[Source material]
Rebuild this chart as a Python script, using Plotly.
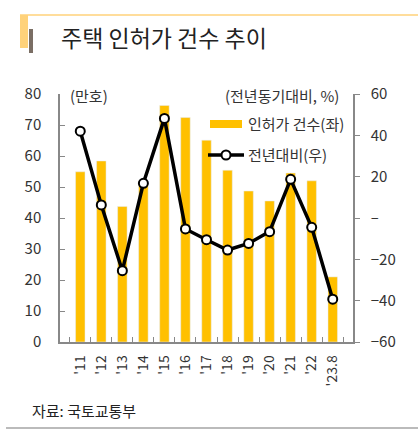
import plotly.graph_objects as go

years = ["'11", "'12", "'13", "'14", "'15", "'16", "'17", "'18", "'19", "'20", "'21", "'22", "'23.8"]
permits = [54.9, 58.4, 43.7, 50.8, 76.3, 72.4, 65.1, 55.4, 48.7, 45.5, 54.5, 52.0, 21.0]
yoy = [42.0, 6.3, -25.5, 16.8, 48.2, -5.3, -10.5, -15.5, -12.3, -6.6, 18.7, -4.5, -39.3]

W, H = 418, 443
L, R, T, B = 60, 353, 94, 342
font = "Noto Sans CJK KR"

def px(x):
    return (x - L) / (R - L)

def py(y):
    return (B - y) / (B - T)

fig = go.Figure()
fig.add_trace(go.Bar(x=years, y=permits, name="인허가 건수(좌)", marker_color="#FFC000",
                     width=0.45, yaxis="y", showlegend=False))
fig.add_trace(go.Scatter(x=years, y=yoy, name="전년대비(우)", yaxis="y2", mode="lines+markers",
                         line=dict(color="black", width=3.5), showlegend=False,
                         marker=dict(size=9, color="white", line=dict(color="black", width=2))))

fig.update_layout(
    width=W, height=H,
    margin=dict(l=L, r=W - R, t=T, b=H - B, autoexpand=False),
    paper_bgcolor="white", plot_bgcolor="white",
    font=dict(family=font, size=14, color="#333"),
    showlegend=False,
    xaxis=dict(type="category", showline=True, linecolor="#888", linewidth=1.5,
               ticks="inside", tickson="boundaries", ticklen=5, tickcolor="#888",
               tickangle=-90, tickfont=dict(size=14, color="#333"), showgrid=False,
               ticklabelstandoff=6, automargin=False),
    yaxis=dict(range=[0, 80], dtick=10, showline=True, linecolor="#888", linewidth=1.5,
               ticks="inside", ticklen=5, tickcolor="#888", showgrid=False, zeroline=False,
               tickfont=dict(size=15, color="#333"), ticklabelstandoff=14, automargin=False),
    yaxis2=dict(range=[-60, 60], dtick=20, overlaying="y", side="right", showline=True,
                linecolor="#888", linewidth=1.5, ticks="outside", ticklen=5, tickcolor="#888",
                showgrid=False, zeroline=False, tickfont=dict(size=15, color="#333"),
                tickvals=[-60, -40, -20, 0, 20, 40, 60], automargin=False,
                ticklabelstandoff=8,
                ticktext=["−60", "−40", "−20", "–", "20", "40", "60"]),
)

# custom legend
fig.add_shape(type="rect", xref="paper", yref="paper", x0=px(210), x1=px(242), y0=py(120), y1=py(128),
              fillcolor="#FFC000", line=dict(width=0))
fig.add_annotation(text="인허가 건수(좌)", xref="paper", yref="paper", x=px(246), y=py(123),
                   xanchor="left", yanchor="middle", showarrow=False, font=dict(size=15))
fig.add_shape(type="line", xref="paper", yref="paper", x0=px(208), x1=px(244), y0=py(155), y1=py(155),
              line=dict(color="black", width=3.5))
fig.add_shape(type="circle", xref="paper", yref="paper", x0=px(221.5), x1=px(230.5), y0=py(150.5),
              y1=py(159.5), fillcolor="white", line=dict(color="black", width=2))
fig.add_annotation(text="전년대비(우)", xref="paper", yref="paper", x=px(246), y=py(154),
                   xanchor="left", yanchor="middle", showarrow=False, font=dict(size=15))

# title block decoration
fig.add_shape(type="line", xref="paper", yref="paper", x0=px(20), x1=px(418), y0=py(15), y1=py(15),
              line=dict(color="#FFD27A", width=1.5))
fig.add_shape(type="rect", xref="paper", yref="paper", x0=px(20), x1=px(28), y0=py(15), y1=py(48),
              fillcolor="#FFD27A", line=dict(width=0))
fig.add_shape(type="rect", xref="paper", yref="paper", x0=px(29), x1=px(33), y0=py(29), y1=py(53),
              fillcolor="#7A6E64", line=dict(width=0))
fig.add_annotation(text="주택 인허가 건수 추이", xref="paper", yref="paper", x=px(59), y=py(37),
                   xanchor="left", yanchor="middle", showarrow=False,
                   font=dict(size=23, color="#222", family=font))

# unit labels
fig.add_annotation(text="(만호)", xref="paper", yref="paper", x=px(68), y=py(95),
                   xanchor="left", yanchor="middle", showarrow=False, font=dict(size=15))
fig.add_annotation(text="(전년동기대비, %)", xref="paper", yref="paper", x=px(341), y=py(95),
                   xanchor="right", yanchor="middle", showarrow=False, font=dict(size=15))

# source + bottom rule
fig.add_annotation(text="자료: 국토교통부", xref="paper", yref="paper", x=px(30), y=py(410),
                   xanchor="left", yanchor="middle", showarrow=False, font=dict(size=15, color="#222"))
fig.add_shape(type="line", xref="paper", yref="paper", x0=px(6), x1=px(418), y0=py(428), y1=py(428),
              line=dict(color="#BBBBBB", width=2))

fig.write_html("out.html", config={"displayModeBar": False},
               post_script="document.body.style.margin='0';")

[Problem statement] All the lines above are to be given again exactly as they read, with the pictures removed.

[Solved exercise]
Rebuild this chart as a Python script, using Plotly.
import plotly.graph_objects as go

years = ["'11", "'12", "'13", "'14", "'15", "'16", "'17", "'18", "'19", "'20", "'21", "'22", "'23.8"]
permits = [54.9, 58.4, 43.7, 50.8, 76.3, 72.4, 65.1, 55.4, 48.7, 45.5, 54.5, 52.0, 21.0]
yoy = [42.0, 6.3, -25.5, 16.8, 48.2, -5.3, -10.5, -15.5, -12.3, -6.6, 18.7, -4.5, -39.3]

W, H = 418, 443
L, R, T, B = 60, 353, 94, 342
font = "Noto Sans CJK KR"

def px(x):
    return (x - L) / (R - L)

def py(y):
    return (B - y) / (B - T)

fig = go.Figure()
fig.add_trace(go.Bar(x=years, y=permits, name="인허가 건수(좌)", marker_color="#FFC000",
                     width=0.45, yaxis="y", showlegend=False))
fig.add_trace(go.Scatter(x=years, y=yoy, name="전년대비(우)", yaxis="y2", mode="lines+markers",
                         line=dict(color="black", width=3.5), showlegend=False,
                         marker=dict(size=9, color="white", line=dict(color="black", width=2))))

fig.update_layout(
    width=W, height=H,
    margin=dict(l=L, r=W - R, t=T, b=H - B, autoexpand=False),
    paper_bgcolor="white", plot_bgcolor="white",
    font=dict(family=font, size=14, color="#333"),
    showlegend=False,
    xaxis=dict(type="category", showline=True, linecolor="#888", linewidth=1.5,
               ticks="inside", tickson="boundaries", ticklen=5, tickcolor="#888",
               tickangle=-90, tickfont=dict(size=14, color="#333"), showgrid=False,
               ticklabelstandoff=6, automargin=False),
    yaxis=dict(range=[0, 80], dtick=10, showline=True, linecolor="#888", linewidth=1.5,
               ticks="inside", ticklen=5, tickcolor="#888", showgrid=False, zeroline=False,
               tickfont=dict(size=15, color="#333"), ticklabelstandoff=14, automargin=False),
    yaxis2=dict(range=[-60, 60], dtick=20, overlaying="y", side="right", showline=True,
                linecolor="#888", linewidth=1.5, ticks="outside", ticklen=5, tickcolor="#888",
                showgrid=False, zeroline=False, tickfont=dict(size=15, color="#333"),
                tickvals=[-60, -40, -20, 0, 20, 40, 60], automargin=False,
                ticklabelstandoff=8,
                ticktext=["−60", "−40", "−20", "–", "20", "40", "60"]),
)

# custom legend
fig.add_shape(type="rect", xref="paper", yref="paper", x0=px(210), x1=px(242), y0=py(120), y1=py(128),
              fillcolor="#FFC000", line=dict(width=0))
fig.add_annotation(text="인허가 건수(좌)", xref="paper", yref="paper", x=px(246), y=py(123),
                   xanchor="left", yanchor="middle", showarrow=False, font=dict(size=15))
fig.add_shape(type="line", xref="paper", yref="paper", x0=px(208), x1=px(244), y0=py(155), y1=py(155),
              line=dict(color="black", width=3.5))
fig.add_shape(type="circle", xref="paper", yref="paper", x0=px(221.5), x1=px(230.5), y0=py(150.5),
              y1=py(159.5), fillcolor="white", line=dict(color="black", width=2))
fig.add_annotation(text="전년대비(우)", xref="paper", yref="paper", x=px(246), y=py(154),
                   xanchor="left", yanchor="middle", showarrow=False, font=dict(size=15))

# title block decoration
fig.add_shape(type="line", xref="paper", yref="paper", x0=px(20), x1=px(418), y0=py(15), y1=py(15),
              line=dict(color="#FFD27A", width=1.5))
fig.add_shape(type="rect", xref="paper", yref="paper", x0=px(20), x1=px(28), y0=py(15), y1=py(48),
              fillcolor="#FFD27A", line=dict(width=0))
fig.add_shape(type="rect", xref="paper", yref="paper", x0=px(29), x1=px(33), y0=py(29), y1=py(53),
              fillcolor="#7A6E64", line=dict(width=0))
fig.add_annotation(text="주택 인허가 건수 추이", xref="paper", yref="paper", x=px(59), y=py(37),
                   xanchor="left", yanchor="middle", showarrow=False,
                   font=dict(size=23, color="#222", family=font))

# unit labels
fig.add_annotation(text="(만호)", xref="paper", yref="paper", x=px(68), y=py(95),
                   xanchor="left", yanchor="middle", showarrow=False, font=dict(size=15))
fig.add_annotation(text="(전년동기대비, %)", xref="paper", yref="paper", x=px(341), y=py(95),
                   xanchor="right", yanchor="middle", showarrow=False, font=dict(size=15))

# source + bottom rule
fig.add_annotation(text="자료: 국토교통부", xref="paper", yref="paper", x=px(30), y=py(410),
                   xanchor="left", yanchor="middle", showarrow=False, font=dict(size=15, color="#222"))
fig.add_shape(type="line", xref="paper", yref="paper", x0=px(6), x1=px(418), y0=py(428), y1=py(428),
              line=dict(color="#BBBBBB", width=2))

fig.write_html("out.html", config={"displayModeBar": False},
               post_script="document.body.style.margin='0';")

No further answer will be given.